PM Modi releases 8 cheetahs in MP’s Kuno National Park

17 September, 2022 | Pravina Srivastava

BeFunky collage 2022 09 17T135953.863 Top News

Prime Minister Narendra Modi today released eight cheetahs into Kuno National Park in Madhya Pradesh.

Prime Minister Narendra Modi today released eight cheetahs into Kuno National Park in Madhya Pradesh.

Two cheetahs were let out from cage number one by PM Modi, who then let another one out of enclosure number two, which was around 70 metres distant.

As part of “Project Cheetah” and the government’s efforts to revitalise and diversify the country’s fauna and environment, 8 cheetahs (5 females and 3 males) were transferred from Namibia in Africa. Cheetahs were declared extinct in India in 1952.

In Gwalior, the eight cheetahs were transported via cargo plane as part of a transcontinental cheetah translocation initiative. Later, the cheetahs were flown from Gwalior Air Force Station to Kuno National Park by Indian Air Force helicopters.

All of the cheetahs have radio collars so they can be tracked through satellite. In addition, each cheetah has a specialised monitoring staff that will keep track of its position for 24 hours.

An MoU that was reached earlier this year allows for the importation of cheetahs.

Cheetahs will aid in the restoration of India’s open forest and grassland ecosystems, assist to preserve biodiversity, and improve ecosystem services including soil moisture conservation, water security, and carbon sequestration.
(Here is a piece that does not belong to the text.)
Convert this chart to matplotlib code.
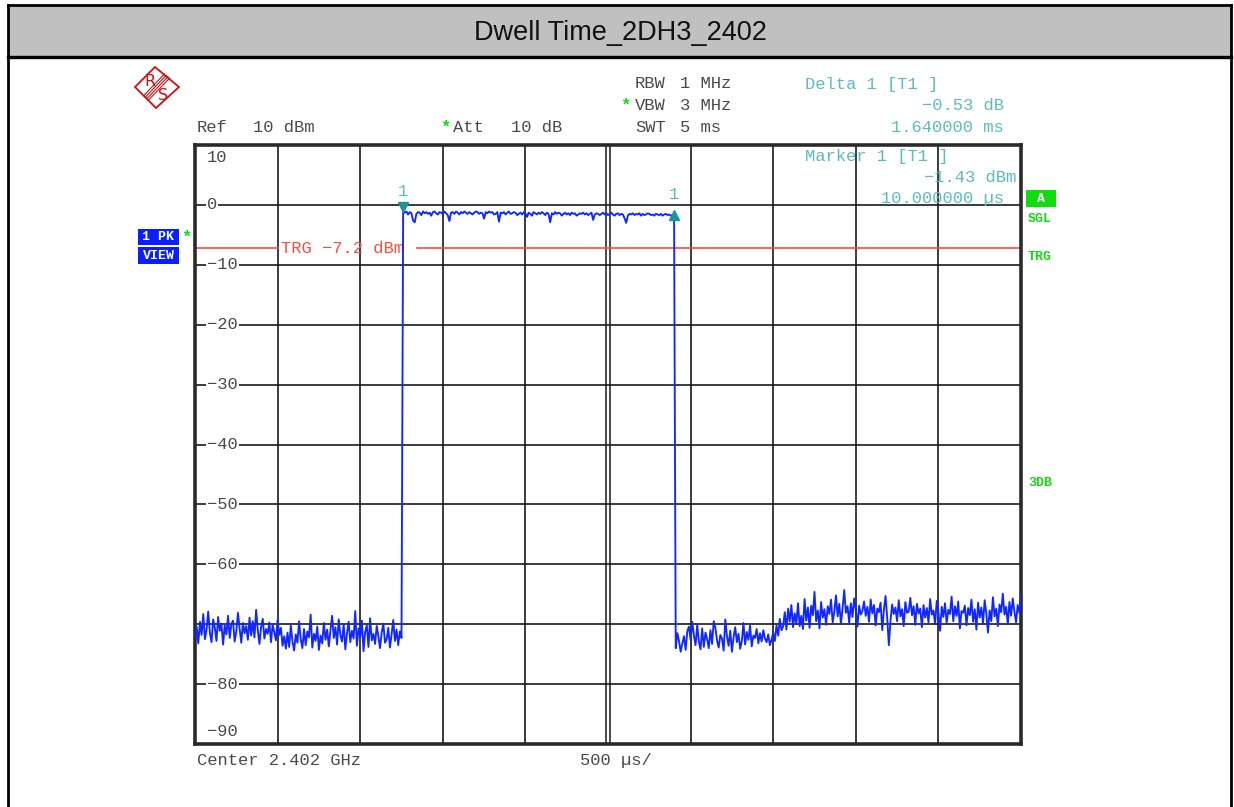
import numpy as np
import matplotlib
matplotlib.use("Agg")
import matplotlib.pyplot as plt
from matplotlib.patches import Rectangle, Polygon
from matplotlib.transforms import offset_copy

# ---------------- data ----------------
title = "Dwell Time_2DH3_2402"
sweep_ms = 5.0
ref_level = 10
bottom_level = -90
trigger_dbm = -7.2
delta_ms = 1.64
marker1_idx = 126

y_tick_values = [10, 0, -10, -20, -30, -40, -50, -60, -80, -90]
y_tick_labels = ["10", "0", "\u221210", "\u221220", "\u221230", "\u221240",
                 "\u221250", "\u221260", "\u221280", "\u221290"]

noise_pre = [
    -72.1, -70.4, -73.2, -69.6, -71.8, -68.3, -72.5, -70.9, -67.9, -71.4,
    -73.0, -69.2, -70.6, -72.8, -68.8, -71.1, -69.9, -73.4, -70.2, -71.7,
    -68.6, -72.3, -70.0, -69.4, -72.9, -71.2, -68.1, -70.7, -73.1, -69.8,
    -71.5, -70.3, -72.6, -68.9, -71.9, -69.5, -72.2, -67.6, -71.0, -73.3,
    -70.5, -69.1, -72.4, -70.8, -71.6, -69.7, -73.0, -70.1, -71.3, -72.7,
    -69.3, -71.8, -70.6, -73.6, -72.0, -74.1, -71.4, -73.8, -70.2, -72.9,
    -74.4, -71.7, -73.1, -69.5, -72.5, -74.0, -70.8, -73.5, -71.2, -72.2,
    -68.4, -73.9, -71.6, -72.8, -70.4, -74.3, -71.9, -73.2, -69.8, -72.6,
    -70.9, -73.7, -71.0, -68.6, -72.3, -70.5, -73.4, -69.2, -71.8, -72.9,
    -70.0, -74.2, -71.5, -69.6, -73.0, -71.1, -72.4, -67.8, -73.6, -70.7,
    -72.1, -69.4, -74.5, -71.3, -70.2, -73.8, -69.0, -72.7, -71.6, -73.3,
    -70.3, -72.0, -74.0, -71.4, -69.9, -73.1, -72.5, -70.6, -73.9, -71.7,
    -69.3, -72.8, -70.9, -73.5, -71.2, -72.3,
]

burst = [
    -1.0, -1.3, -1.1, -1.6, -1.2, -1.4, -2.6, -2.9, -1.5, -1.2,
    -1.3, -1.7, -1.1, -1.4, -1.2, -1.5, -1.3, -1.8, -1.2, -1.1,
    -1.4, -1.6, -1.2, -1.3, -1.5, -1.1, -1.4, -1.7, -2.7, -1.3,
    -1.2, -1.5, -1.1, -1.3, -1.6, -1.2, -1.4, -1.1, -1.3, -1.5,
    -1.2, -1.4, -1.6, -1.3, -1.1, -1.2, -1.5, -1.3, -1.4, -2.3,
    -1.2, -1.4, -1.1, -1.3, -1.2, -1.6, -1.5, -1.2, -2.8, -1.3,
    -1.4, -1.2, -1.6, -1.3, -1.1, -1.5, -1.4, -1.2, -1.3, -1.7,
    -1.5, -1.3, -1.6, -1.2, -1.4, -2.0, -1.3, -1.5, -1.8, -1.2,
    -1.4, -1.6, -1.3, -1.5, -1.2, -1.4, -1.7, -1.3, -1.5, -2.9,
    -1.4, -1.6, -1.2, -1.5, -1.3, -1.4, -1.8, -1.5, -1.3, -1.6,
    -1.4, -1.7, -1.3, -1.5, -1.4, -1.8, -1.6, -1.4, -1.5, -1.3,
    -1.6, -1.4, -1.7, -1.5, -1.3, -2.5, -1.6, -1.4, -1.5, -1.7,
    -1.5, -1.3, -1.6, -1.4, -1.7, -1.5, -1.3, -1.6, -1.8, -1.5,
    -1.4, -1.7, -1.5, -1.6, -2.2, -3.0, -1.8, -1.5, -1.6, -1.4,
    -1.7, -1.5, -1.6, -1.4, -1.8, -1.5, -1.7, -1.6, -1.4, -1.5,
    -1.7, -1.6, -1.8, -1.5, -1.6, -1.7, -1.5, -1.8, -1.6, -1.5,
    -1.7, -1.6, -1.8, -1.7, -1.6,
]

noise_post = [
    -74.0, -71.5, -72.8, -74.6, -73.2, -72.0, -74.3, -71.2, -70.4, -72.6,
    -69.6, -71.9, -73.5, -70.1, -72.9, -74.2, -70.7, -73.8, -71.4, -72.5,
    -74.0, -71.0, -73.3, -69.5, -70.6, -72.7, -73.9, -71.8, -72.4, -74.4,
    -69.2, -72.0, -73.6, -71.1, -74.6, -72.2, -70.5, -73.0, -71.6, -74.1,
    -72.8, -69.8, -73.4, -71.3, -72.6, -70.2, -73.7, -71.9, -72.3, -70.8,
    -73.2, -71.5, -72.9, -71.0, -72.4, -73.0, -71.7, -73.5,
    -72.6, -71.4, -72.8, -70.2, -71.9, -69.1, -71.0, -70.4, -68.0, -70.9,
    -67.4, -69.6, -66.8, -70.5, -68.2, -69.9, -66.5,
    -70.3, -68.6, -70.8, -65.8, -69.4, -67.2, -70.6, -66.9, -68.5, -64.6,
    -69.5, -67.7, -70.7, -66.3, -68.9, -67.5, -70.1, -67.0, -68.3, -65.9,
    -69.7, -67.9, -65.2, -68.7, -66.6, -70.0, -67.3, -64.3, -68.1, -67.0,
    -69.8, -66.5, -68.8, -65.7, -67.6, -70.4, -66.9, -68.4, -67.8, -66.2,
    -68.6, -67.1, -69.6, -65.9, -68.2, -66.8, -70.2, -67.4, -68.0, -66.4,
    -71.0, -67.6, -65.3, -68.9, -73.5, -69.4, -66.7, -68.3, -67.2, -69.5,
    -66.0, -68.7, -67.5, -70.3, -66.3, -68.1, -67.9, -65.6, -68.5, -67.0,
    -70.1, -66.6, -68.2, -67.4, -70.5, -66.8, -68.9, -67.3, -69.7, -65.8,
    -68.4, -67.7, -70.0, -66.1, -68.0, -71.1, -67.1, -68.8, -66.5, -69.8,
    -67.6, -68.3, -65.4, -69.5, -67.0, -68.6, -66.2, -70.7, -67.8, -68.1,
    -66.9, -70.2, -67.3, -68.5, -65.9, -69.6, -67.5, -70.9, -66.4, -68.9,
    -67.2, -69.9, -66.0, -68.2, -71.4, -67.7, -69.5, -65.5, -68.7, -67.4,
    -70.3, -66.7, -68.0, -64.9, -68.4, -67.1, -70.0, -66.3, -68.6, -65.7,
    -67.9, -69.7, -66.8, -68.1, -65.2,
]

# ---------------- styling ----------------
W, H = 1234, 807
MONO = "Liberation Mono"
GRAY = "#4a4a4a"
TEAL = "#5cbcbc"
TEAL_DARK = "#1e9696"
GREEN = "#10dd10"
BLUE_BOX = "#0a1eff"
TRACE = "#1028ff"
RED = "#ff4c3c"
FS = 12.3

trace = np.array(noise_pre + burst + noise_post)
t = np.linspace(0, sweep_ms, len(trace))
step = t[1] - t[0]
delta_idx = marker1_idx + int(round(delta_ms / step))

fig = plt.figure(figsize=(W / 100, H / 100), dpi=100)
fig.patch.set_facecolor("white")

# plot area (pixels 195..1021 x 145..744)
L, R, T, B = 195, 1021, 145, 744
ax = fig.add_axes([L / W, 1 - B / H, (R - L) / W, (B - T) / H])
ax.set_xlim(0, sweep_ms)
ax.set_ylim(bottom_level, ref_level)
ax.set_xticks([])
ax.set_yticks([])
for s in ax.spines.values():
    s.set_linewidth(2.6)
    s.set_color("#2a2a2a")

# grid
for k in range(1, 10):
    x = k * sweep_ms / 10
    if k == 5:
        dx = 1.6 * sweep_ms / (R - L)
        ax.axvline(x - dx, color="#1a1a1a", lw=1.1, zorder=1)
        ax.axvline(x + dx, color="#1a1a1a", lw=1.1, zorder=1)
    else:
        ax.axvline(x, color="#1a1a1a", lw=1.2, zorder=1)
for k in range(1, 10):
    ax.axhline(ref_level - k * 10, color="#1a1a1a", lw=1.2, zorder=1)

# y tick labels inside the plot
ytr = ax.get_yaxis_transform()
for v, lab in zip(y_tick_values, y_tick_labels):
    if v == ref_level:
        tr = offset_copy(ytr, fig=fig, x=0, y=-13, units="dots")
    elif v == bottom_level:
        tr = offset_copy(ytr, fig=fig, x=0, y=12, units="dots")
    else:
        tr = ytr
    ax.text(12 / (R - L), v, lab, transform=tr, family=MONO, fontsize=FS,
            color=GRAY, ha="left", va="center", zorder=3,
            bbox=dict(facecolor="white", edgecolor="none", pad=0.8))

# trigger line with label gap
gap_a = 0.502
gap_b = 1.345
ax.plot([0, gap_a], [trigger_dbm, trigger_dbm], color=RED, lw=1.2, zorder=2)
ax.plot([gap_b, sweep_ms], [trigger_dbm, trigger_dbm], color=RED, lw=1.2, zorder=2)
ax.text(gap_a + 0.02, trigger_dbm, "TRG \u22127.2 dBm", family=MONO, fontsize=FS,
        color=RED, ha="left", va="center", zorder=3)

# trace
ax.plot(t, trace, color=TRACE, lw=1.35, zorder=4, solid_joinstyle="round")

# markers
tr_dn = offset_copy(ax.transData, fig=fig, x=0, y=4, units="dots")
ax.plot(t[marker1_idx], trace[marker1_idx], marker="v", ms=7.5, color=TEAL_DARK,
        transform=tr_dn, zorder=5, clip_on=False)
tr_lab1 = offset_copy(ax.transData, fig=fig, x=0, y=19, units="dots")
ax.text(t[marker1_idx], trace[marker1_idx], "1", transform=tr_lab1, family=MONO,
        fontsize=FS, color=TEAL, ha="center", va="center", zorder=5)
tr_up = offset_copy(ax.transData, fig=fig, x=0, y=-1, units="dots")
ax.plot(t[delta_idx], trace[delta_idx], marker="^", ms=7.5, color=TEAL_DARK,
        transform=tr_up, zorder=5, clip_on=False)
tr_lab2 = offset_copy(ax.transData, fig=fig, x=0, y=20, units="dots")
ax.text(t[delta_idx], trace[delta_idx], "1", transform=tr_lab2, family=MONO,
        fontsize=FS, color=TEAL, ha="center", va="center", zorder=5)

# ---------------- overlay in pixel coordinates ----------------
ov = fig.add_axes([0, 0, 1, 1], zorder=5)
ov.set_xlim(0, W)
ov.set_ylim(H, 0)
ov.axis("off")
ov.patch.set_visible(False)

# title band and frame
ov.add_patch(Rectangle((8, 5), 1223, 52, facecolor="#c0c0c0", edgecolor="none"))
ov.plot([8, 1231], [5, 5], color="black", lw=2)
ov.plot([8, 1231], [57, 57], color="black", lw=2.4)
ov.plot([8, 8], [5, H], color="black", lw=2)
ov.plot([1231, 1231], [5, H], color="black", lw=2)
ov.text(620, 33, title, ha="center", va="center", fontsize=19.5,
        family=["Liberation Sans Narrow", "Liberation Sans"], color="#111111")

# R&S logo
cx, cy = 157, 87
ov.add_patch(Polygon([(cx - 22, cy), (cx - 2, cy - 20), (cx + 22, cy), (cx - 1, cy + 21)],
                     closed=True, fill=False, edgecolor="#cc1111", lw=1.3))
ux, uy = 0.77, 0.64
for o in (-3.3, -1.1, 1.1, 3.3):
    ov.plot([167 + o * ux, 146 + o * ux], [76 + o * uy, 98 + o * uy],
            color="#cc1111", lw=0.8)
ov.text(150, 81, "R", color="#cc1111", fontsize=11.5, family="DejaVu Sans",
        ha="center", va="center")
ov.text(163, 95, "S", color="#cc1111", fontsize=11.5, family="DejaVu Sans",
        ha="center", va="center")


def mtext(x, y, s, color=GRAY, ha="left", **kw):
    ov.text(x, y, s, family=MONO, fontsize=FS, color=color, ha=ha,
            va="baseline", **kw)


# header texts
mtext(197, 132.5, "Ref")
mtext(253, 132.5, "10 dBm")
mtext(440, 132, "*", color=GREEN, weight="bold")
mtext(453, 132.5, "Att")
mtext(511, 132.5, "10 dB")
mtext(635, 88.5, "RBW")
mtext(680, 88.5, "1 MHz")
mtext(620, 110, "*", color=GREEN, weight="bold")
mtext(635, 110, "VBW")
mtext(680, 110, "3 MHz")
mtext(635, 132, "SWT")
mtext(680, 132, "5 ms")
mtext(805, 88.5, "Delta 1 [T1 ]", color=TEAL)
mtext(1004, 110, "\u22120.53 dB", color=TEAL, ha="right")
mtext(1004, 132, "1.640000 ms", color=TEAL, ha="right")
mtext(805, 161, "Marker 1 [T1 ]", color=TEAL)
mtext(1016, 182.5, "\u22121.43 dBm", color=TEAL, ha="right")
mtext(1004, 202.5, "10.000000 \u00b5s", color=TEAL, ha="right")

# footer
mtext(197, 765, "Center 2.402 GHz")
mtext(580, 765, "500 \u00b5s/")

# left blue boxes
ov.add_patch(Rectangle((138, 229), 41, 16, facecolor=BLUE_BOX, edgecolor="none"))
ov.add_patch(Rectangle((138, 247), 41, 17, facecolor=BLUE_BOX, edgecolor="none"))
ov.text(158.5, 237.5, "1 PK", family=MONO, fontsize=9.5, weight="bold",
        color="white", ha="center", va="center")
ov.text(158.5, 256, "VIEW", family=MONO, fontsize=9.5, weight="bold",
        color="white", ha="center", va="center")
ov.text(186, 242, "*", family=MONO, fontsize=FS, weight="bold", color=GREEN,
        ha="center", va="baseline")

# right green labels
ov.add_patch(Rectangle((1026, 190), 30, 17, facecolor=GREEN, edgecolor="none"))
ov.text(1041, 198.5, "A", family=MONO, fontsize=9.5, weight="bold",
        color="white", ha="center", va="center")
for yb, s in ((222, "SGL"), (259.5, "TRG"), (486, "3DB")):
    ov.text(1028, yb, s, family=MONO, fontsize=9.5, weight="bold",
            color=GREEN, ha="left", va="baseline")

fig.savefig("out.png", dpi=100, facecolor="white")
Earlier, SP Yadav, the director of Project Cheetah, “The fastest known mammal is reportedly the cheetah. It travels at a speed of between 100 and 120 km/h. Large meadows, modest hills, and woodlands make up the excellent and stunning environment that has been chosen in Kuno, which is perfect for cheetahs. In Kuno National Park, there have been extensive security precautions installed. There have been preparations made to stop poaching.”
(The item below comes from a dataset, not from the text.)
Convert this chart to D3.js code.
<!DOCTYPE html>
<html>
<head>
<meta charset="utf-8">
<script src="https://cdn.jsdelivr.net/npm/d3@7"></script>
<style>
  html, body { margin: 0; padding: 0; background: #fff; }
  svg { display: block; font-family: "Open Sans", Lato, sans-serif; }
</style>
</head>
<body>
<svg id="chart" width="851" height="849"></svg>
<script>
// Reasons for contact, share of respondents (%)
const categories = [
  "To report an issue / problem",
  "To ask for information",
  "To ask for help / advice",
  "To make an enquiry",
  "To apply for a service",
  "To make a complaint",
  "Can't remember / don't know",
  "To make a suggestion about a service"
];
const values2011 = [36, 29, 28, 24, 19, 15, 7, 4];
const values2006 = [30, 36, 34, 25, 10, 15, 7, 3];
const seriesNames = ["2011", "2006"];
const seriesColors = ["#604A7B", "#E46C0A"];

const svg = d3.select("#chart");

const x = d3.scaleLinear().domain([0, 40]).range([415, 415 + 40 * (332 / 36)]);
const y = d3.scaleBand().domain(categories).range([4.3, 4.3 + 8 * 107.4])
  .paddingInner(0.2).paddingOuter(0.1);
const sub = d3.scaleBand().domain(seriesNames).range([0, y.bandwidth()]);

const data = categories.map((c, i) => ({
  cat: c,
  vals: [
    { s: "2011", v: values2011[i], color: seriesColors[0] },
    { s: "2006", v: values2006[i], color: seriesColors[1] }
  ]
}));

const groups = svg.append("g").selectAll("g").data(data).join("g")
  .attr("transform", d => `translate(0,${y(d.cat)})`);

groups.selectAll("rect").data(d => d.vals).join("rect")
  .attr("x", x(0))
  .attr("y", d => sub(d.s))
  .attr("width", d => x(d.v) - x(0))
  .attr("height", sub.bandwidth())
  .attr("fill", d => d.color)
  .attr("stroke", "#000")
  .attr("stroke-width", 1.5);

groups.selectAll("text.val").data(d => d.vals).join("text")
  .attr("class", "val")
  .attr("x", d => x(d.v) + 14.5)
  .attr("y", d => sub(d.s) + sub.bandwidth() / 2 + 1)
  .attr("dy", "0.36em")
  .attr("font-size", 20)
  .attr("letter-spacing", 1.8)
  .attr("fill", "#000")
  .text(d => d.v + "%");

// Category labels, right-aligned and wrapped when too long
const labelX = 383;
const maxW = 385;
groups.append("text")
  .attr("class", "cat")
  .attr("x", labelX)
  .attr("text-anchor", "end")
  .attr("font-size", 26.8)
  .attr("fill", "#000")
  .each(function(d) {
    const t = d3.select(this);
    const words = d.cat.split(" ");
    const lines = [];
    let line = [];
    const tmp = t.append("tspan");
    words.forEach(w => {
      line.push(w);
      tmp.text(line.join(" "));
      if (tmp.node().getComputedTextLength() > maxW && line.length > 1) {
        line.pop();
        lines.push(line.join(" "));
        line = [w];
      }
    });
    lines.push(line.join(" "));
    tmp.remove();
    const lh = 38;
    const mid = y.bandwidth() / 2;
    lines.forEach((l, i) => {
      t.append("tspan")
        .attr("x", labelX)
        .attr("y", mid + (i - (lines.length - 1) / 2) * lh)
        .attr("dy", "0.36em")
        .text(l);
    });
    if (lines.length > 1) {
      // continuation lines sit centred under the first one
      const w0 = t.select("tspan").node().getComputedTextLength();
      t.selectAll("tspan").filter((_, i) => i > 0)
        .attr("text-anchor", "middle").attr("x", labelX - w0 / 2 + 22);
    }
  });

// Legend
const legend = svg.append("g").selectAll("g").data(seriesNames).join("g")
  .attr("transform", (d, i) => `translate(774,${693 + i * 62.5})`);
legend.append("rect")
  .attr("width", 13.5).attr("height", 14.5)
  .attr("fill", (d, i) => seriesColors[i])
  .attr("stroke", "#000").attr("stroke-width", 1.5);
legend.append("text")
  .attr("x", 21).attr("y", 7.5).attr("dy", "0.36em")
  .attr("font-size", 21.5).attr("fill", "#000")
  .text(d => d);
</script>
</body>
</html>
The restoration of wild animals, notably the cheetah, was carried out under the ambitious Project Cheetah of the Indian government in accordance with IUCN recommendations.

India has a long tradition of protecting animals. Project Tiger, one of the most effective efforts to conserve wildlife, was started back in 1972 and has helped to preserve not just tigers but also the entire ecosystem.

In keeping with this, the reintroduction of cheetahs represents a significant development in India’s history of animal protection.